Companies news

Fidinam: New foreign sourced income exemption ('FSIE') for passive income (Part 1)

Hong Kong is one of the best jurisdictions in Asia for foreign groups managing assets and investments in the region. The city is well located, tax efficient, hosts one of the world's largest financial centres, has a robust legal framework, and relies on a skilled workforce.

To remain an attractive financial hub, Hong Kong tax system keeps embracing international standards, among which OECD norms regarding the taxation of passive income (i.e. dividends, interest, royalties, and capital gains). This became necessary, as earlier in October 2021, Hong Kong was added to the “grey list” of the European Union, as non-cooperative jurisdiction for tax purpose, due to the former lack of taxation of foreign passive income. To remedy this situation, Hong Kong government is about to adopt a bill amending the ‘Foreign Sourced Income Exemption’ regime (‘FISE’) for passive income. The draft legislation shall be introduced to the Legislative Council by the end of October 2022, for a new regime expected to become effective from the 1st of Jan 2023, with no grandfathering arrangement (the ‘New Regime’).

Under the New Regime, the four types of passive income (i.e. dividends, interest, royalties, and capital gains) received in Hong Kong by the constituent entity of a multinational enterprise (MNE), regardless the revenue or assets size of this MNE, will be deemed taxable and subject to Hong Kong Profits Tax (at the standard rate of 16.5%).

Individual taxpayers, standalone local companies with no operation outside Hong Kong in the form of permanent establishments, as well as local groups without overseas constituent entities, shall all fall outside the scope of this New Regime.

Besides, 3 types of exemptions will remain available, depending on the nature of the offshore passive income remitted to Hong Kong:


Passive Income Categories

Potential Exemption of Profits Tax


Economic substance exemption

Dividends & Capital Gains

Economic substance exemption; or

Participation exemption

IP Income (Royalties)

Nexus exemption


  1. Economic Substance Exemption
    1. non-IP income (interest, dividends, and disposal gains) shall remain exempted from Hong Kong Profits Tax if the receiving company can demonstrate having enough economic substance in Hong Kong. This will generally imply having an office, hiring an adequate number of qualified employees, and incurring an adequate volume of operating expenditures, all in Hong Kong. As no minimum threshold is defined, each situation will need to be assessed on a case-by-case basis, depending on the relevant activities carried by the entity to derive such passive income. As such, a pure equity holding company, will be able to undergo a reduced substantial activities test. While other types of entities (which are not pure holdings), could only claim for exemption if demonstrating that all strategic decisions, management and risks factors are assumed locally, in Hong Kong. Interestingly enough, the regulator adopts a pragmatic approach and allows outsourcing of economic activities to third parties, as long as that the taxpayer manages to demonstrate adequate monitoring of the outsourced activities conducted in Hong Kong.

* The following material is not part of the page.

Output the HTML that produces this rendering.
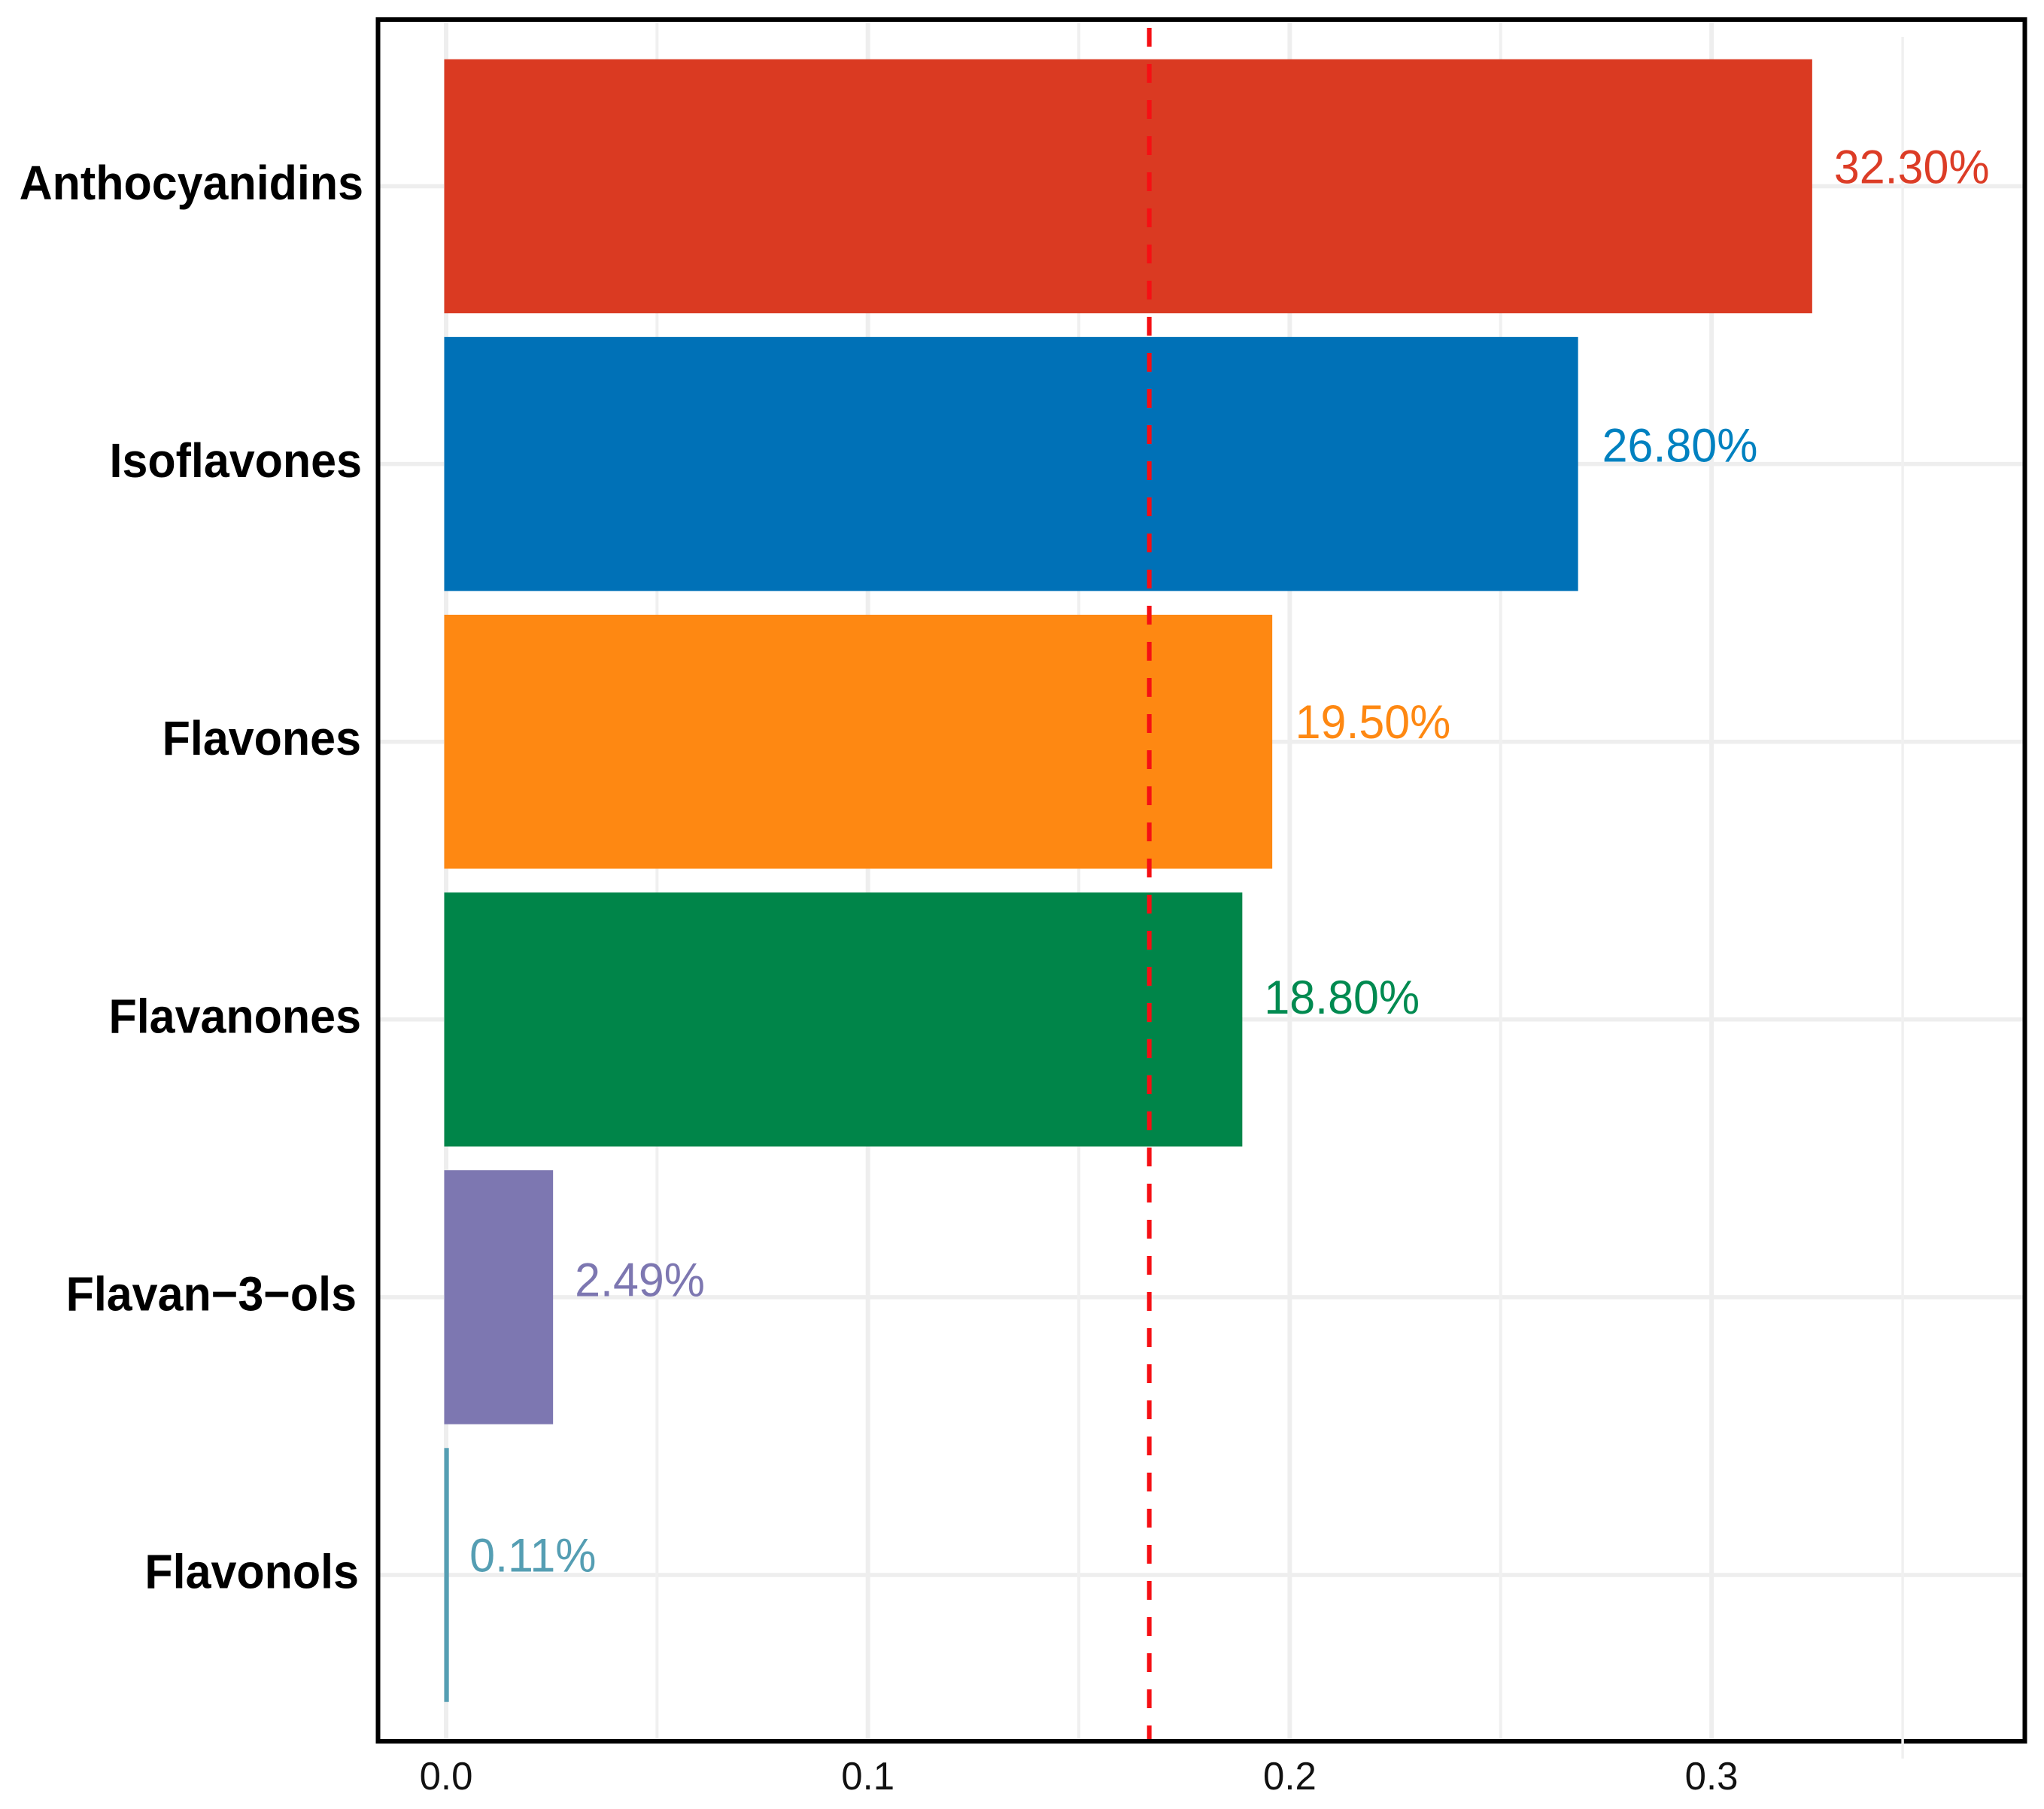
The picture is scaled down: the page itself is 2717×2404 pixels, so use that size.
<!DOCTYPE html>
<html lang="en">
<head>
<meta charset="utf-8">
<title>Flavonoid subclass bar chart</title>
<style>
  html, body { margin: 0; padding: 0; background: #ffffff; }
  #chart { display: block; }
  text { font-family: "Liberation Sans", Arial, sans-serif; }
</style>
</head>
<body>
<svg id="chart" xmlns="http://www.w3.org/2000/svg" width="2717" height="2404" viewBox="0 0 2717 2404">
  <rect x="0" y="0" width="2717" height="2404" fill="#ffffff"></rect>
  <g id="grid"></g>
  <g id="bars"></g>
  <g id="reference"></g>
  <rect id="frame" fill="none" stroke="#000000" stroke-width="6"></rect>
  <g id="stray"></g>
  <g id="category-labels"></g>
  <g id="value-labels"></g>
  <g id="x-ticks"></g>
</svg>
<script>
const categories = ["Anthocyanidins", "Isoflavones", "Flavones", "Flavanones", "Flavan\u22123\u2212ols", "Flavonols"];
const values = [0.3243, 0.2688, 0.1963, 0.1892, 0.0258, 0.0011];
const valueLabels = ["32.30%", "26.80%", "19.50%", "18.80%", "2.49%", "0.11%"];
const barColors = ["#da3a22", "#0071b7", "#fe8812", "#008549", "#7d77b1", "#559eb3"];
const labelColors = ["#dc3c26", "#0081c0", "#fe8812", "#008a50", "#7d77b1", "#559eb3"];
const majorTicks = [0.0, 0.1, 0.2, 0.3];
const tickLabels = ["0.0", "0.1", "0.2", "0.3"];
const minorTicks = [0.05, 0.15, 0.25];
const strayTick = 0.3453;
const referenceValue = 0.1667;

const layout = {
  left: 502.5, right: 2691.5, top: 26, bottom: 2314,
  x0: 593, unit: 5607,
  y0: 247.5, step: 369.1, barHeight: 337.5, barInset: 2.5
};
const categoryLabelRight = [483, 481, 480, 480, 474, 477];
const valueLabelLift = [4, 3, 4.5, 8, 1.5, 4.5];
const valueLabelGap = [29, 32, 30.5, 29, 29, 27.5];

const NS = "http://www.w3.org/2000/svg";
function xScale(v) { return layout.x0 + v * layout.unit; }
function yScale(i) { return layout.y0 + i * layout.step; }
function make(tag, parent, props) {
  const el = document.createElementNS(NS, tag);
  for (const k in props) el.setAttribute(k, props[k]);
  parent.appendChild(el);
  return el;
}

const frame = document.getElementById("frame");
frame.setAttribute("x", layout.left);
frame.setAttribute("y", layout.top);
frame.setAttribute("width", layout.right - layout.left);
frame.setAttribute("height", layout.bottom - layout.top);

const grid = document.getElementById("grid");
categories.forEach(function (c, i) {
  const line = make("line", grid, { x1: layout.left, x2: layout.right, y1: yScale(i), y2: yScale(i), stroke: "#eeeeee", "stroke-width": 5.5 });
  
  
});
minorTicks.forEach(function (t) {
  const line = make("line", grid, { x1: xScale(t), x2: xScale(t), y1: layout.top, y2: layout.bottom, stroke: "#f0f0f0", "stroke-width": 4 });
  
  
});
majorTicks.forEach(function (t) {
  const line = make("line", grid, { x1: xScale(t), x2: xScale(t), y1: layout.top, y2: layout.bottom, stroke: "#eeeeee", "stroke-width": 6 });
  
  
});

const bars = document.getElementById("bars");
values.forEach(function (v, i) {
  const rect = make("rect", bars, {
    x: layout.x0 - layout.barInset,
    y: yScale(i) - layout.barHeight / 2,
    width: Math.max(0, xScale(v) - xScale(0)),
    height: layout.barHeight,
    fill: barColors[i]
  });
  
  
});

const refLine = make("line", document.getElementById("reference"), {
  x1: xScale(referenceValue), x2: xScale(referenceValue),
  y1: 37, y2: layout.bottom,
  stroke: "#f50f14", "stroke-width": 6, "stroke-dasharray": "25 23"
});



const strayLine = make("line", document.getElementById("stray"), {
  x1: xScale(strayTick), x2: xScale(strayTick),
  y1: 49, y2: 2337, stroke: "#f0f0f0", "stroke-width": 3.5
});



const catGroup = document.getElementById("category-labels");
categories.forEach(function (c, i) {
  const t = make("text", catGroup, {
    transform: "translate(" + categoryLabelRight[i] + "," + (yScale(i) + 17.5) + ") scale(0.953,1)",
    "text-anchor": "end", "font-size": 64, "font-weight": "bold", fill: "#000000"
  });
  t.textContent = c;
  
  
});

const valGroup = document.getElementById("value-labels");
valueLabels.forEach(function (label, i) {
  const t = make("text", valGroup, {
    transform: "translate(" + (xScale(values[i]) - layout.barInset + valueLabelGap[i]) + "," + (yScale(i) - valueLabelLift[i]) + ") scale(0.96,1)",
    "font-size": 63.5, fill: labelColors[i]
  });
  t.textContent = label;
  
  
});

const tickGroup = document.getElementById("x-ticks");
majorTicks.forEach(function (v, i) {
  const t = make("text", tickGroup, {
    transform: "translate(" + xScale(v) + ",2378) scale(0.98,1)",
    "text-anchor": "middle", "font-size": 52, fill: "#111111"
  });
  t.textContent = tickLabels[i];
  
  
});
</script>
</body>
</html>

2. Participation Exemption

Regardless the economic substance requirements described above, offshore dividends and capital gains shall be exempted from Hong Kong Profits Tax, if:

a) The investor is a Hong Kong-resident or a non-Hong Kong resident with a permanent establishment in Hong Kong;

b) The investor holds at least 5% of the shares or equity interest in the investees from which it derives passive income; and

c) No more than 50% of the income derived by these investees is passive income.

Several anti-abuse rules shall restrain the scope of the Participation Exemption (including the switch-over rule, the main purpose rule, and the anti-hybrid mismatch rule), in order to avoid schemes circumventing the New Regime.


  1. Nexus Exemption
    1. exemptions will be granted for offshore passive income, as long as the underlying IP assets are patents or functionally equivalent to patents. Contrarywise, marketing-related IP assets, such as trademarks and copyrights will not be entitled to Profits Tax exemption. Under the nexus approach, only a certain ratio of offshore IP income will be deemed ‘qualifying expenditures’ exempted from Hong Kong Profits Tax. These will only include research & development (‘R&D’) expenses which are directly connected to the assets (excluding acquisition costs), and only up to a reasonable proportion of the overall expenditures incurred by the taxpayer to develop such IP assets.


More details are expected upon ratification of the bill, and adoption of practical guidelines by the Inland Revenue Department (‘IRD’). Clarifications would be very much welcome by the professional community in Hong Kong, in order to be able to plan ahead to implement the New Regime for 2023.